A due anni dall’aggressione russa è indispensabile analizzare le cause del disastro ucraino

FRANCESCO BASCONE

Il pacchetto di aiuti finalmente votato dal Congresso degli Stati Uniti salva temporaneamente le forze armate ucraine dal collasso, ma non è un game-changer: non elimina il pericolo di una sconfitta a medio termine. È sufficiente a irritare Putin (non a caso il suo vassallo Lukashenko ha nuovamente brandito la minaccia nucleare), ma non lo dissuade dal proseguire l’offensiva. Permette all’amministrazione Biden di fare la sua parte nel sostegno all’Ucraina sino alla fine dell’anno, per poi passare la staffetta agli europei nell’evenienza (tutt’altro che improbabile) di un ritorno di Trump al potere. Solo che l’industria degli armamenti europea non è in grado di tenere il passo con quella russa. La prospettiva di una sia pur ritardata vittoria della Russia e l’annessione di altre regioni ucraine ci impone di domandarci se questi sviluppi erano inevitabili, e quali errori politici e di previsione sono stati fatti.

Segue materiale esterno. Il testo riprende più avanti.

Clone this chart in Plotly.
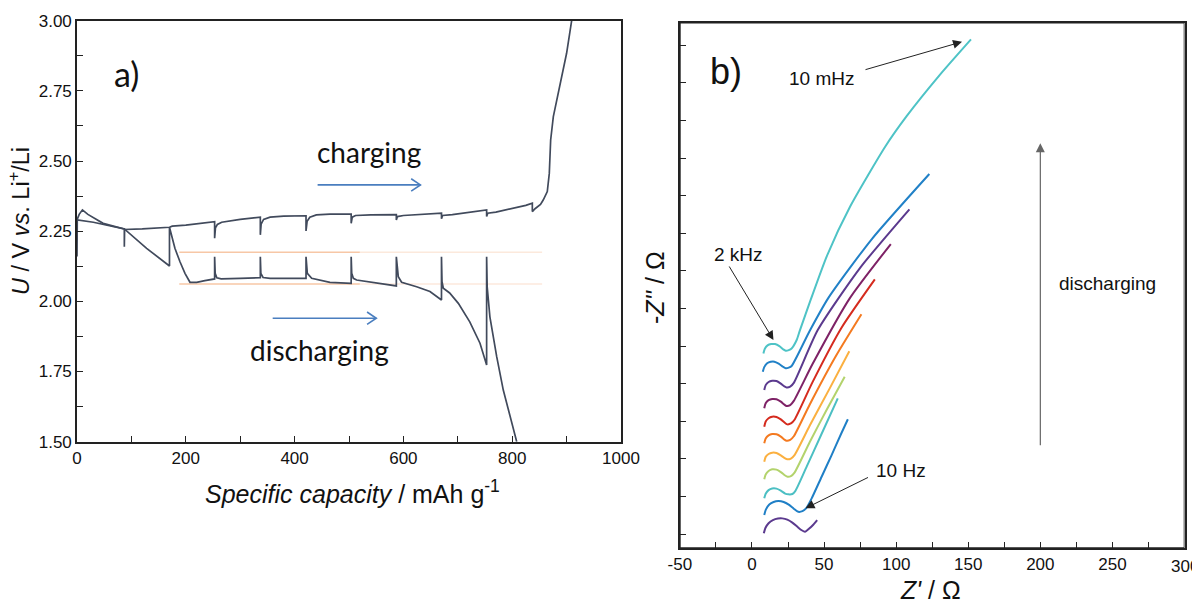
import plotly.graph_objects as go

W, H = 1192, 605

# ---------------- Panel a) : GITT profile ----------------
charge_cap = [0, 0.5, 30, 60, 87, 87, 87.5, 120, 170, 175, 200, 253, 253, 254.5, 258, 266, 300, 337, 337, 338.5,
              343, 355, 380, 421, 421, 423, 428, 440, 465, 504, 504, 506, 512, 540, 587, 587, 589, 600, 640,
              670, 670, 672, 690, 720, 753, 753, 755, 770, 800, 825, 837, 837, 842, 852, 857, 864.5, 868.2,
              870.7, 875.6, 884.8, 900, 909.3]
charge_u = [2.16, 2.29, 2.282, 2.27, 2.258, 2.195, 2.256, 2.258, 2.264, 2.268, 2.272, 2.284, 2.225, 2.262, 2.274,
            2.282, 2.292, 2.300, 2.237, 2.275, 2.292, 2.300, 2.304, 2.305, 2.251, 2.285, 2.300, 2.308, 2.311,
            2.311, 2.278, 2.300, 2.306, 2.308, 2.309, 2.290, 2.302, 2.306, 2.310, 2.314, 2.294, 2.306, 2.309,
            2.316, 2.326, 2.302, 2.314, 2.318, 2.330, 2.342, 2.350, 2.320, 2.330, 2.345, 2.361, 2.391, 2.456,
            2.575, 2.658, 2.741, 2.884, 3.00]

discharge_cap = [0, 4, 10, 20, 48, 87, 128, 170, 170, 174, 180, 189.3, 198.5, 207.7, 220, 235, 253, 253, 254, 257,
                 265, 300, 337, 337, 338, 342, 355, 421, 421, 423.4, 431.4, 465, 504, 504, 505, 508, 514, 587,
                 587, 590.6, 596.7, 624.3, 648.8, 670, 670, 671, 673.4, 685, 701, 722, 740.8, 753, 753, 754,
                 759, 771.5, 783.6, 796, 808.3]
discharge_u = [2.29, 2.31, 2.326, 2.31, 2.278, 2.258, 2.189, 2.126, 2.264, 2.231, 2.189, 2.141, 2.100, 2.068, 2.068,
               2.074, 2.080, 2.159, 2.100, 2.084, 2.080, 2.082, 2.084, 2.159, 2.100, 2.085, 2.082, 2.082, 2.159,
               2.100, 2.082, 2.068, 2.064, 2.159, 2.100, 2.082, 2.076, 2.055, 2.159, 2.088, 2.068, 2.052, 2.035,
               2.005, 2.159, 2.070, 2.047, 2.030, 1.993, 1.927, 1.851, 1.773, 2.159, 2.052, 1.945, 1.803, 1.684,
               1.589, 1.50]

ocv_levels = [2.175, 2.062]
ocv_cap_left = [188, 520]
ocv_cap_right = [520, 855]

# ---------------- Panel b) : impedance spectra ----------------
spectra = [
    ("#5b3a8e", [8.2, 9.3, 11.5, 14.5, 18, 21, 24.5, 28, 31.5, 34.5, 36.8, 39.5, 42.5, 45.2],
                [0.5, 4.0, 7.2, 9.3, 10.3, 10.4, 9.6, 7.6, 4.8, 2.5, 1.5, 3.5, 6.2, 9.3]),
    ("#1f7fc6", [8.5, 9.6, 12, 15, 18.3, 22, 25.5, 29, 32.1, 35, 37.5, 41.4, 48.3, 55, 62, 66.5],
                [12.6, 16.2, 19.6, 21.3, 21.9, 21.3, 19.5, 16.8, 14.8, 15.2, 17.0, 23.7, 38.1, 52, 67, 76.3]),
    ("#4bbfc3", [8.5, 9.5, 11.5, 14, 17, 20, 23, 25.2, 28, 30, 38, 48, 59.5],
                [23.7, 26.8, 29.2, 30.3, 30.2, 28.8, 26.9, 26.4, 26.6, 28.5, 45, 66, 90.2]),
    ("#b3d36c", [8.5, 9.5, 11.5, 14, 17, 20, 23, 24.7, 27, 29.5, 40, 52, 64.3],
                [36.4, 39.6, 41.9, 43, 42.8, 41.2, 38.9, 38.1, 38.5, 40.8, 61, 83, 104.6]),
    ("#fbb040", [8.5, 9.5, 11.5, 14, 17, 20, 22.7, 24.5, 27, 29.5, 40, 54, 67.5],
                [48.1, 51.3, 53.2, 54.1, 53.9, 52.3, 50.5, 49.7, 50.2, 52.5, 72, 97, 121.5]),
    ("#f47a20", [8.5, 9.5, 11.5, 14, 17, 20, 22.5, 24, 26.5, 29, 40, 58, 75.9],
                [60.3, 63.5, 65.6, 66.5, 66.3, 64.8, 62.8, 62, 62.6, 65, 86, 118, 146.1]),
    ("#d52b1e", [8.5, 9.5, 11.5, 14, 17, 20, 23, 24.5, 27, 29.5, 42, 62, 85.2],
                [71.3, 74.8, 77.0, 78, 77.8, 76.2, 73.8, 72.9, 73.5, 76, 101, 137, 169.3]),
    ("#7e2266", [8.5, 9.5, 11.5, 14, 17, 20, 22.5, 24, 26.5, 29, 42, 68, 96.3],
                [83.6, 87, 89, 89.8, 89.6, 88, 86, 85.1, 85.7, 88.5, 113, 157, 192.8]),
    ("#5b3a8e", [8.5, 9.5, 11.5, 14, 17, 20, 22.5, 24, 26.5, 29, 45.6, 75, 109.2],
                [95.7, 99, 101.1, 101.9, 101.7, 100, 98.2, 97.5, 98, 100.5, 135.6, 177, 215.9]),
    ("#2181c7", [7.5, 8.5, 10.5, 13, 15.5, 18.5, 21.5, 23.4, 25.5, 27.5, 40, 53, 83, 123],
                [107.9, 111, 113.5, 114.5, 114.6, 113.3, 111.2, 110.2, 110.6, 111.7, 135, 157, 196, 239.4]),
    ("#4ec3c6", [7.9, 8.9, 10.8, 13.3, 16, 19, 21.7, 23.4, 25.5, 27.5, 31, 33.3, 40.8, 52, 68, 92.7, 107.4, 130, 151.9],
                [120.1, 123.2, 125.4, 126.3, 126.3, 125, 122.8, 121.9, 122.3, 123.4, 129, 135.6, 156, 185, 217.6,
                 258, 278, 305, 328.9]),
]

ZX_RANGE = [-50, 300]
ZY_RANGE = [-9.3, 340]
zx_ticks = [-50, -25, 0, 25, 50, 75, 100, 125, 150, 175, 200, 225, 250, 275, 300]
zx_labels = ["-50", "", "0", "", "50", "", "100", "", "150", "", "200", "", "250", "", "300"]
zy_ticks = [0, 25, 50, 75, 100, 125, 150, 175, 200, 225, 250, 275, 300, 325]

CURVE = "#414a5c"
AX = "#222222"
SANS = "Liberation Sans"
CAL = "Lato"

FRAME_A = (77, 20.7, 621, 441.7)
FRAME_B = (679.9, 22.7, 1184.5, 548)

fig = go.Figure()

for lv in ocv_levels:
    fig.add_trace(go.Scatter(x=ocv_cap_left, y=[lv, lv], mode="lines",
                             line=dict(color="#f7c7a6", width=1.5), xaxis="x", yaxis="y"))
    fig.add_trace(go.Scatter(x=ocv_cap_right, y=[lv, lv], mode="lines",
                             line=dict(color="#fce9dc", width=1.5), xaxis="x", yaxis="y"))

fig.add_trace(go.Scatter(x=charge_cap, y=charge_u, mode="lines", line=dict(color=CURVE, width=1.7),
                         xaxis="x", yaxis="y"))
fig.add_trace(go.Scatter(x=discharge_cap, y=discharge_u, mode="lines", line=dict(color=CURVE, width=1.7),
                         xaxis="x", yaxis="y"))

for col, xs, ys in spectra:
    fig.add_trace(go.Scatter(x=xs, y=ys, mode="lines",
                             line=dict(color=col, width=2, shape="spline", smoothing=0.6),
                             xaxis="x2", yaxis="y2"))

# frame of panel b) drawn along the axis range limits
fig.add_trace(go.Scatter(x=[ZX_RANGE[0], ZX_RANGE[1], ZX_RANGE[1], ZX_RANGE[0], ZX_RANGE[0]],
                         y=[ZY_RANGE[0], ZY_RANGE[0], ZY_RANGE[1], ZY_RANGE[1], ZY_RANGE[0]],
                         mode="lines", line=dict(color=AX, width=1.6), cliponaxis=False,
                         xaxis="x2", yaxis="y2"))

tickfont = dict(family=SANS, size=17, color="#111")
common = dict(ticks="inside", ticklen=6, tickwidth=1.3, tickcolor=AX, showline=True, linecolor=AX,
              linewidth=1.6, mirror=True, showgrid=False, zeroline=False, automargin=False)

fig.update_layout(
    width=W, height=H, autosize=False,
    margin=dict(l=0, r=0, t=0, b=0),
    paper_bgcolor="white", plot_bgcolor="white",
    showlegend=False,
    xaxis=dict(domain=[FRAME_A[0] / W, FRAME_A[2] / W], range=[0, 1000], anchor="y",
               tickvals=[0, 200, 400, 600, 800, 1000],
               minor=dict(tickvals=[100, 300, 500, 700, 900], ticks="inside", ticklen=6, tickwidth=1.3,
                          tickcolor=AX, showgrid=False),
               tickfont=tickfont, **common),
    yaxis=dict(domain=[1 - FRAME_A[3] / H, 1 - FRAME_A[1] / H], range=[1.5, 3.0], anchor="x",
               tickvals=[1.5, 1.75, 2.0, 2.25, 2.5, 2.75, 3.0], tickformat=".2f",
               minor=dict(tickvals=[1.625, 1.875, 2.125, 2.375, 2.625, 2.875], ticks="inside", ticklen=6,
                          tickwidth=1.3, tickcolor=AX, showgrid=False),
               tickfont=tickfont, **common),
    xaxis2=dict(domain=[FRAME_B[0] / W, FRAME_B[2] / W], range=ZX_RANGE, anchor="y2",
                tickvals=zx_ticks, ticktext=zx_labels, tickfont=tickfont, **common),
    yaxis2=dict(domain=[1 - FRAME_B[3] / H, 1 - FRAME_B[1] / H], range=ZY_RANGE, anchor="x2",
                tickvals=zy_ticks, showticklabels=False, **common),
)


def pa(px, py, text, size, family=SANS, angle=0, xanchor="center"):
    return dict(x=px / W, y=1 - py / H, xref="paper", yref="paper", text=text, showarrow=False,
                font=dict(family=family, size=size, color="#111"), textangle=angle,
                xanchor=xanchor, yanchor="middle")


annotations = [
    pa(126, 73, "a)", 34, CAL),
    pa(369, 152, "charging", 28, CAL),
    pa(319, 350, "discharging", 28, CAL),
    pa(19, 221, "<i>U</i> / V <i>vs</i>. Li<sup>+</sup>/Li", 23.5, angle=-90),
    pa(353, 492, "<i>Specific capacity</i> / mAh g<sup>-1</sup>", 25),
    pa(726, 72, "b)", 36),
    pa(821, 78, "10 mHz", 19),
    pa(738, 254, "2 kHz", 19),
    pa(901, 470, "10 Hz", 19),
    pa(1107, 283, "discharging", 19),
    pa(655, 288, "-<i>Z''</i> / Ω", 25, angle=-90),
    pa(930, 590, "<i>Z'</i> / Ω", 25),
    pa(1184.5, 566, "300", 17),
]


def arrow(x, y, ax, ay, color="#222", width=1.0, size=1.8):
    return dict(x=x, y=y, ax=ax, ay=ay, xref="x2", yref="y2", axref="x2", ayref="y2", text="",
                showarrow=True, arrowhead=2, arrowsize=size, arrowwidth=width, arrowcolor=color)


annotations += [
    arrow(145.7, 327.3, 77.7, 308.5),
    arrow(14.9, 129, -16.4, 178.9),
    arrow(37.1, 17.1, 81.5, 38.1),
    arrow(200, 259.8, 200, 58, color="#666", width=1.2, size=1.5),
]
fig.update_layout(annotations=annotations)

BLUE = "#4a7ebf"
for (x0, x1, yv) in [(442.3, 631.3, 2.415), (359.7, 550.2, 1.940)]:
    fig.add_shape(type="line", x0=x0, x1=x1, y0=yv, y1=yv, xref="x", yref="y",
                  line=dict(color=BLUE, width=1.6))
    fig.add_shape(type="path", xref="x", yref="y",
                  path=f"M {x1 - 17} {yv + 0.022} L {x1} {yv} L {x1 - 17} {yv - 0.022}",
                  line=dict(color=BLUE, width=1.6))

fig.write_html("out.html", config={"displayModeBar": False},
               post_script="document.body.style.margin='0px';document.body.style.overflow='hidden';")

Premesso che l’aggressione iniziata il 24 febbraio 2022 ha rappresentato una scandalosa violazione del diritto internazionale, e che l’impegno assunto da Mosca con il Memorandum di Budapest del 1994 sbarra la strada a qualsiasi tentativo di giustificazione politica, è difficile negare che l’Occidente abbia costantemente alimentato a partire dall’inizio di questo secolo il desiderio di rivalsa della Russia, pesantemente umiliata da Bush senior nel 1990.

Naturalmente è lecito ipotizzare che, presto o tardi, il revisionismo territoriale si sarebbe comunque manifestato, in particolare nei confronti delle regioni storicamente e culturalmente “russe” (Bielorussia e Ucraina orientale e meridionale) e dei nuovi Stati con consistenti minoranze russofone. Tuttavia esso poteva essere neutralizzato o mitigato dall’interesse a costruire un vero partenariato con l’Europa occidentale. Un partenariato economico, tecnologico e di sicurezza di fronte alla sfida del terrorismo di matrice islamica.

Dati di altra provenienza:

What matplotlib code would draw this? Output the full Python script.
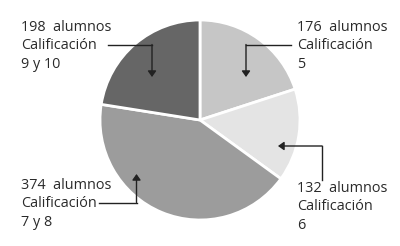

Non è stato lungimirante ricordare ai russi ad ogni piè sospinto che erano gli sconfitti della Guerra fredda, criminalizzarli perché mantenevano una insignificante base militare in Abkhazia e una in Transnistria (a costo di paralizzare i lavori dell’Osce), proclamare la superiorità morale di una presunta Alleanza delle Democrazie. Ma soprattutto estendere la Nato verso Est fino ai confini della Federazione Russa e promettere di includervi un giorno anche i suoi vicini meridionali, Ucraina e Georgia. Questo generava inevitabilmente un complesso di accerchiamento, anche se non costituiva una concreta minaccia strategica. Errori della strategia occidentale che – occorre ripeterlo? – non attenuano minimamente la condanna della Russia per l’invasione e i crimini di guerra commessi.